Buchanan's first recourse was to wry humour. "We set ourselves a target of not bowling one no-ball, and obviously we missed that target," he deadpanned. "That gives us some room for improvement, which is always a nice place to be." But, he added, there was "no explanation" for a performance that gifted England four overs-worth of sighters and resulted in Marcus Trescothick being reprieved on 55.
"It's a training thing," added Buchanan. "All the members of the quick bowling group get together to measure out their run-ups and they aim to deliver on those, but clearly that hasn't worked and we will need a more direct approach. If you look back to the Old Trafford Test, Brett Lee was delivering the ball from well behind the line because of the footmarks. It's a combination of factors - different surfaces, different ramps, they all affect the rhythm.
"It's a headache," Buchanan conceded, emphasising that his stated "zero tolerance" policy meant precisely that - regardless of appearances to the contrary. But, although the issue of a specialist bowling coach was raised, he was reluctant to engage in such measures. "We'll consider everything to give our bowlers the best support, but you've got to recognise that within the group we've got some of the best bowling coaches available, in terms of experience and knowledge. It's a misdirection to continue to look outside for help. The best form of help is to get things right yourself."
Shaun Tait, sat patiently alongside his coach, would know all about that. Last season he suffered the no-ball problem from hell, bowling 18 wicketless overs in two matches for Durham, in which he was carted for 176 runs before returning home to work on his elusive rhythm. "It's tough to figure out," he said. "It's a matter of bowling more and more and just getting used to it."
Despite the absence of Glenn McGrath, there was never any suggestion that Tait might be handed the new ball on his debut ("I just do as I'm told!"), but he pronounced himself "reasonably pleased" with his first day of Test cricket, with the emphasis on reasonably.
"I got hit for a few runs which you can't do much about, but the guys talked about the best moments of your debut, the presentation of the baggy green and that first wicket, and I think the wicket was the better feeling. It was just a release of nerves. I was a bit uptight this morning and didn't let myself go, but after the wicket I bowled much better."
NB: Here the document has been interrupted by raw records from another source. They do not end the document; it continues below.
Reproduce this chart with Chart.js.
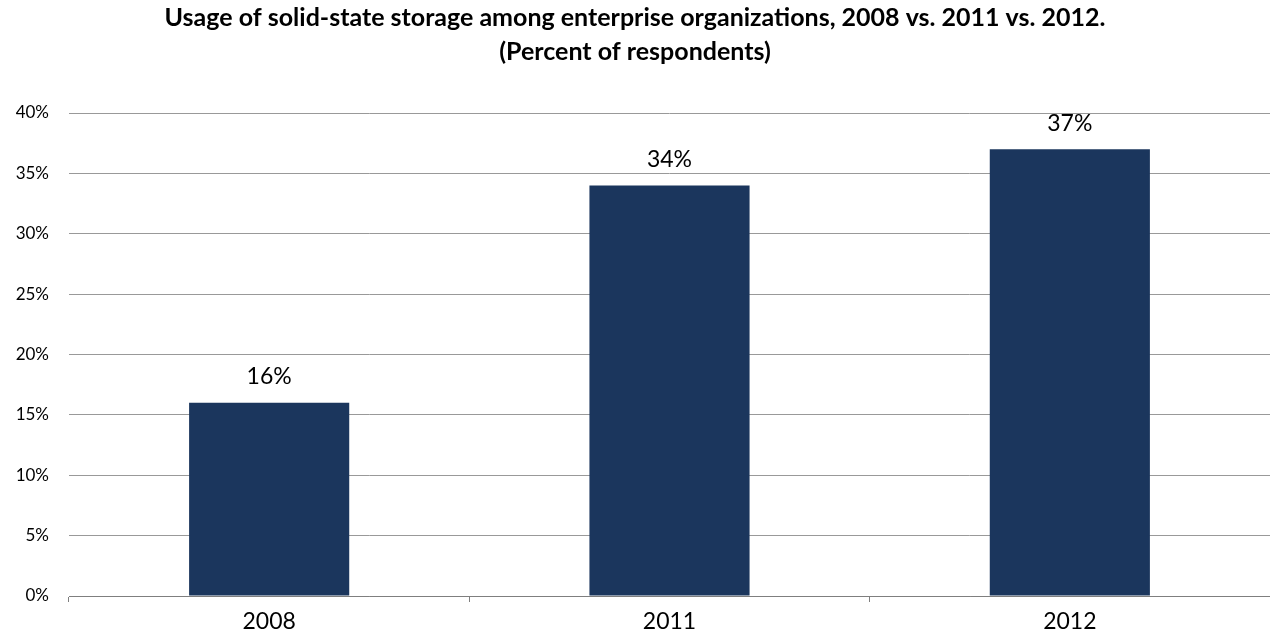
<!DOCTYPE html>
<html>
<head>
<meta charset="utf-8">
<script src="https://cdn.jsdelivr.net/npm/chart.js@4"></script>
<style>
  html, body { margin: 0; padding: 0; background: #fff; }
  #wrap { width: 1270px; height: 643px; }
</style>
</head>
<body>
<div id="wrap"><canvas id="storageChart" width="1270" height="643"></canvas></div>
<script>
// Survey years
const years = ['2008', '2011', '2012'];

// Percent of respondents using solid-state storage
const usagePercent = [16, 34, 37];

// Y axis range / steps
const yMin = 0;
const yMax = 40;
const yStep = 5;

const chartTitle = [
    'Usage of solid-state storage among enterprise organizations, 2008 vs. 2011 vs. 2012.',
    '(Percent of respondents)'
];

const fontFamily = 'Lato, "Open Sans", sans-serif';

// Small plugin to write value labels above the bars
const valueLabels = {
    id: 'valueLabels',
    afterDatasetsDraw(chart) {
        const ctx = chart.ctx;
        const meta = chart.getDatasetMeta(0);
        ctx.save();
        ctx.fillStyle = '#000';
        ctx.font = '23px ' + fontFamily;
        ctx.textAlign = 'center';
        ctx.textBaseline = 'middle';
        meta.data.forEach((bar, i) => {
            ctx.fillText(usagePercent[i] + '%', bar.x, bar.y - 26);
        });
        ctx.restore();
    }
};

const ctx = document.getElementById('storageChart').getContext('2d');
new Chart(ctx, {
    type: 'bar',
    data: {
        labels: years,
        datasets: [{
            data: usagePercent,
            backgroundColor: '#1b365d',
            borderWidth: 0,
            categoryPercentage: 0.4,
            barPercentage: 1.0
        }]
    },
    options: {
        responsive: false,
        animation: false,
        layout: { padding: { left: 0, right: 0, top: 0, bottom: 0 } },
        plugins: {
            legend: { display: false },
            tooltip: { enabled: false },
            title: {
                display: true,
                text: chartTitle,
                color: '#000',
                font: { family: fontFamily, size: 25, weight: 'bold', lineHeight: 1.36 },
                padding: { top: 1, bottom: 44 }
            }
        },
        scales: {
            x: {
                grid: {
                    offset: true,
                    drawOnChartArea: false,
                    drawTicks: true,
                    tickLength: 6,
                    color: '#7f7f7f'
                },
                border: { display: true, color: '#7f7f7f', width: 1 },
                ticks: {
                    color: '#000',
                    font: { family: fontFamily, size: 23 },
                    padding: 6
                },
                afterFit(scale) { scale.height = 47; }
            },
            y: {
                min: yMin,
                max: yMax,
                ticks: {
                    stepSize: yStep,
                    color: '#000',
                    font: { family: fontFamily, size: 17 },
                    padding: 20,
                    callback: v => v + '%'
                },
                grid: {
                    color: '#999999',
                    drawTicks: false
                },
                border: { display: false },
                afterFit(scale) { scale.width = 69; }
            }
        }
    },
    plugins: [valueLabels]
});
</script>
</body>
</html>
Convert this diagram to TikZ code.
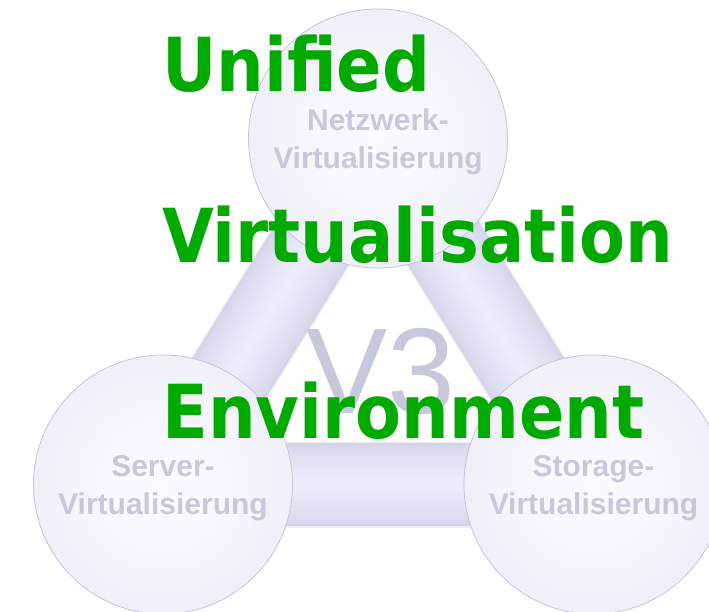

His victim was Trescothick, who was thus denied a chance at that ever-elusive maiden hundred against Australia. "I tend to be playing well and then be back in the hutch before I know where I've got to," he said. "But I think we've got our noses in front. The wicket quickened up after the rain, it got a bit greasier and the ball kissed through more, but we've got to get up around 400. If we can bat well tomorrow morning and get a good partnership going, we'll have a good chance."